Scales and similarities in runoff processes with respect to geomorphometry

Numerous investigations using various techniques have been carried out towards a more detailed understanding of relationships and interactions between catchment morphometry and rainfall-runoff processes. Recently, this research question has become more relevant through the need for hydrologic computer models simulating the water balance of large areas. Moreover, advances in the analysis of landform morphometry through the availability of high resolution Digital Elevation Models (DEMs) and powerful Geo-Information Systems (GIS) enhance research efforts within this topic.

In this study several computer techniques and models were applied to investigate the effects of geomorphometry on rainfall-runoff processes at different scales. The sensitivity of dynamic hydrologic processes to comparatively static boundary conditions requires different methods for modelling, analysis and visualisation of different kinds of data. Therefore an approach integrating several geocomputational concepts, including spatial analysis of different types of geo-data, static modelling of spatial structures, dynamic 4D-modelling of hydrologic processes and statistical techniques was chosen.
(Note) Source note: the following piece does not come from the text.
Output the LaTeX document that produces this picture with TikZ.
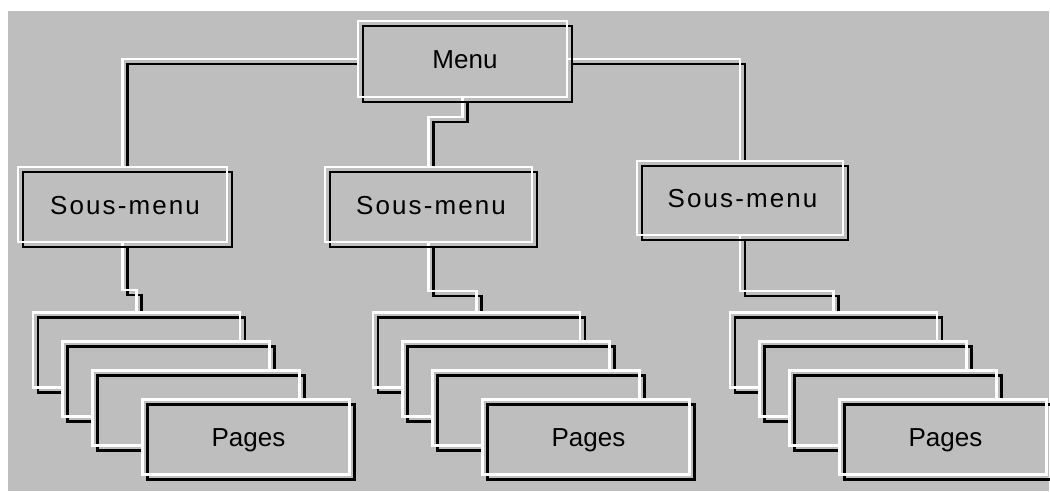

Geomorphometric analysis of the research areas was carried out with GIS packages (including Arc/Info and GRASS), special purpose software and self developed tools. Soil-morphometry relationships were modelled within a GIS environment. Hydrologic models (SAKE and TOPMODEL) were used to simulate rainfall runoff processes. Statistical tools and sensitivity analysis were applied to gain an insight into the hydrologic significance of geomorphometric properties.

The results demonstrate the importance of small parts of the catchment area, which are related to low slope angles, low flow lengths and concavities. The spatial distribution of soil types has a significant relationship to the modelled runoff. Spatial distributions of soil types are partly related to morphometry and can be captured by means of soil - morphometry models. Further results show that catchments which differ significantly in morphometry show different runoff responses and different hydrologic sensitivity to changes in boundary conditions. A crude derivation of geomorphometric - hydrologic landform types could be reached. Therefore geomorphometric classifications of catchment types could be a promising method to support large scale hydrologic modelling. Models describing soil distribution in relation to geomorphometry could assist regionalisation of spatial heterogeneity and structure of soil parameters relevant in hydrologic modelling. Moreover, quantification of geomorphometric catchment structure, e.g. in terms of contributing areas, is needed to describe significant geomorphometric catchment characteristics.